**TASK TO COMPLETE**:
Could you write out every record below exactly, leaving out any pictures?

--- Start of MATERIAL FOR THE TASK ---

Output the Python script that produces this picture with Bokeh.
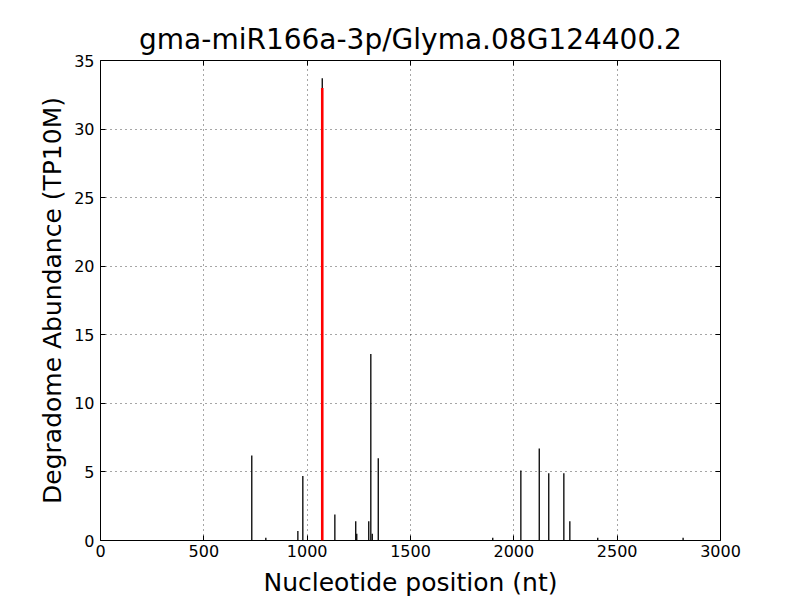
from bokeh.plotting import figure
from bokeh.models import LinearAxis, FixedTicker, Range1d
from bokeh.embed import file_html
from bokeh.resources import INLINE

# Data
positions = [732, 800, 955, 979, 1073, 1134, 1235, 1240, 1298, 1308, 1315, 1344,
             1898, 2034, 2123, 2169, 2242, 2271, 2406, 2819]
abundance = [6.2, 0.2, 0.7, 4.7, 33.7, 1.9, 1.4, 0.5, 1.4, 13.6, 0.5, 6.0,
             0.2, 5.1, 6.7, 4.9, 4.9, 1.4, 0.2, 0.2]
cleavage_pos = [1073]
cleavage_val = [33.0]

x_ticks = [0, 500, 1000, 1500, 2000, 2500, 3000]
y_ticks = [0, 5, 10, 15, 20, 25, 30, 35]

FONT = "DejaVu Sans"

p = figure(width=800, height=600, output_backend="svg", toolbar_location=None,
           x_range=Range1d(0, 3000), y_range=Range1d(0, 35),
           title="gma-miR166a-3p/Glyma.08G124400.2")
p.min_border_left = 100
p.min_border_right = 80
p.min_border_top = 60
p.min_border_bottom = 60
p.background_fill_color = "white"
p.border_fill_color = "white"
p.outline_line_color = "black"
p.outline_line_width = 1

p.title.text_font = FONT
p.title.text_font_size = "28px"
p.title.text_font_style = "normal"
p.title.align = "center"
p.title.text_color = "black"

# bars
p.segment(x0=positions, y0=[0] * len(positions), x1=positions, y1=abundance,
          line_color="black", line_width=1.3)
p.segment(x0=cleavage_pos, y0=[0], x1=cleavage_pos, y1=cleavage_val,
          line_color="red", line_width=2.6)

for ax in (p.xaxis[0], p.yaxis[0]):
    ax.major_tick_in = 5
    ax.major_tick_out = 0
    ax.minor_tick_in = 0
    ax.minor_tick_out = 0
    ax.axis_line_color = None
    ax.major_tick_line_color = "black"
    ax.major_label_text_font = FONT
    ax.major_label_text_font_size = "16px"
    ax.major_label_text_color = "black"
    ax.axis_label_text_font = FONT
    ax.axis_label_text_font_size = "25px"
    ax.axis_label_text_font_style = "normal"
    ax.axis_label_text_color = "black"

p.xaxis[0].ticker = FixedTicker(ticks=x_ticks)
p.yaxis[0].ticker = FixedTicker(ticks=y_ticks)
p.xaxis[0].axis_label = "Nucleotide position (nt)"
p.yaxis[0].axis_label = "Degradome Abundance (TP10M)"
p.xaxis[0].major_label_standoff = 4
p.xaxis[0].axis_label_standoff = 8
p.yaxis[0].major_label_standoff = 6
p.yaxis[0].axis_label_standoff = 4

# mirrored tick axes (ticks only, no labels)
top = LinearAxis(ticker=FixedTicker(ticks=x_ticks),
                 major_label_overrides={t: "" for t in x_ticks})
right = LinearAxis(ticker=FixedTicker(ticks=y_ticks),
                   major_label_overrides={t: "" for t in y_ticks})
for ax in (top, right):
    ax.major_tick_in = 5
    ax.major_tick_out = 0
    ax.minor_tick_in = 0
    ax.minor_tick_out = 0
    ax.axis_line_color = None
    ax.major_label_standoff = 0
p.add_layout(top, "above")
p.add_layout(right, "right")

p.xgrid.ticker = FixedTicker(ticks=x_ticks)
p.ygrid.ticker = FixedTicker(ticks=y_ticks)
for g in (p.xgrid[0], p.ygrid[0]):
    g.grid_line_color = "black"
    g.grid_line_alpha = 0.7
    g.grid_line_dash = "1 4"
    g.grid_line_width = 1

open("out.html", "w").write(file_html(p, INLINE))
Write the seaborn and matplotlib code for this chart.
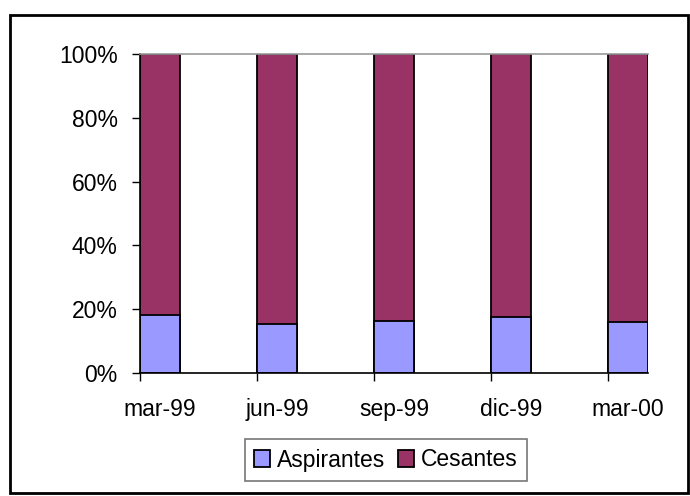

--- End of MATERIAL FOR THE TASK ---

**CORRECT OUTPUT**:
Output the Python script that produces this picture with Bokeh.
from bokeh.plotting import figure
from bokeh.models import LinearAxis, FixedTicker, Range1d
from bokeh.embed import file_html
from bokeh.resources import INLINE

# Data
positions = [732, 800, 955, 979, 1073, 1134, 1235, 1240, 1298, 1308, 1315, 1344,
             1898, 2034, 2123, 2169, 2242, 2271, 2406, 2819]
abundance = [6.2, 0.2, 0.7, 4.7, 33.7, 1.9, 1.4, 0.5, 1.4, 13.6, 0.5, 6.0,
             0.2, 5.1, 6.7, 4.9, 4.9, 1.4, 0.2, 0.2]
cleavage_pos = [1073]
cleavage_val = [33.0]

x_ticks = [0, 500, 1000, 1500, 2000, 2500, 3000]
y_ticks = [0, 5, 10, 15, 20, 25, 30, 35]

FONT = "DejaVu Sans"

p = figure(width=800, height=600, output_backend="svg", toolbar_location=None,
           x_range=Range1d(0, 3000), y_range=Range1d(0, 35),
           title="gma-miR166a-3p/Glyma.08G124400.2")
p.min_border_left = 100
p.min_border_right = 80
p.min_border_top = 60
p.min_border_bottom = 60
p.background_fill_color = "white"
p.border_fill_color = "white"
p.outline_line_color = "black"
p.outline_line_width = 1

p.title.text_font = FONT
p.title.text_font_size = "28px"
p.title.text_font_style = "normal"
p.title.align = "center"
p.title.text_color = "black"

# bars
p.segment(x0=positions, y0=[0] * len(positions), x1=positions, y1=abundance,
          line_color="black", line_width=1.3)
p.segment(x0=cleavage_pos, y0=[0], x1=cleavage_pos, y1=cleavage_val,
          line_color="red", line_width=2.6)

for ax in (p.xaxis[0], p.yaxis[0]):
    ax.major_tick_in = 5
    ax.major_tick_out = 0
    ax.minor_tick_in = 0
    ax.minor_tick_out = 0
    ax.axis_line_color = None
    ax.major_tick_line_color = "black"
    ax.major_label_text_font = FONT
    ax.major_label_text_font_size = "16px"
    ax.major_label_text_color = "black"
    ax.axis_label_text_font = FONT
    ax.axis_label_text_font_size = "25px"
    ax.axis_label_text_font_style = "normal"
    ax.axis_label_text_color = "black"

p.xaxis[0].ticker = FixedTicker(ticks=x_ticks)
p.yaxis[0].ticker = FixedTicker(ticks=y_ticks)
p.xaxis[0].axis_label = "Nucleotide position (nt)"
p.yaxis[0].axis_label = "Degradome Abundance (TP10M)"
p.xaxis[0].major_label_standoff = 4
p.xaxis[0].axis_label_standoff = 8
p.yaxis[0].major_label_standoff = 6
p.yaxis[0].axis_label_standoff = 4

# mirrored tick axes (ticks only, no labels)
top = LinearAxis(ticker=FixedTicker(ticks=x_ticks),
                 major_label_overrides={t: "" for t in x_ticks})
right = LinearAxis(ticker=FixedTicker(ticks=y_ticks),
                   major_label_overrides={t: "" for t in y_ticks})
for ax in (top, right):
    ax.major_tick_in = 5
    ax.major_tick_out = 0
    ax.minor_tick_in = 0
    ax.minor_tick_out = 0
    ax.axis_line_color = None
    ax.major_label_standoff = 0
p.add_layout(top, "above")
p.add_layout(right, "right")

p.xgrid.ticker = FixedTicker(ticks=x_ticks)
p.ygrid.ticker = FixedTicker(ticks=y_ticks)
for g in (p.xgrid[0], p.ygrid[0]):
    g.grid_line_color = "black"
    g.grid_line_alpha = 0.7
    g.grid_line_dash = "1 4"
    g.grid_line_width = 1

open("out.html", "w").write(file_html(p, INLINE))
Write the seaborn and matplotlib code for this chart.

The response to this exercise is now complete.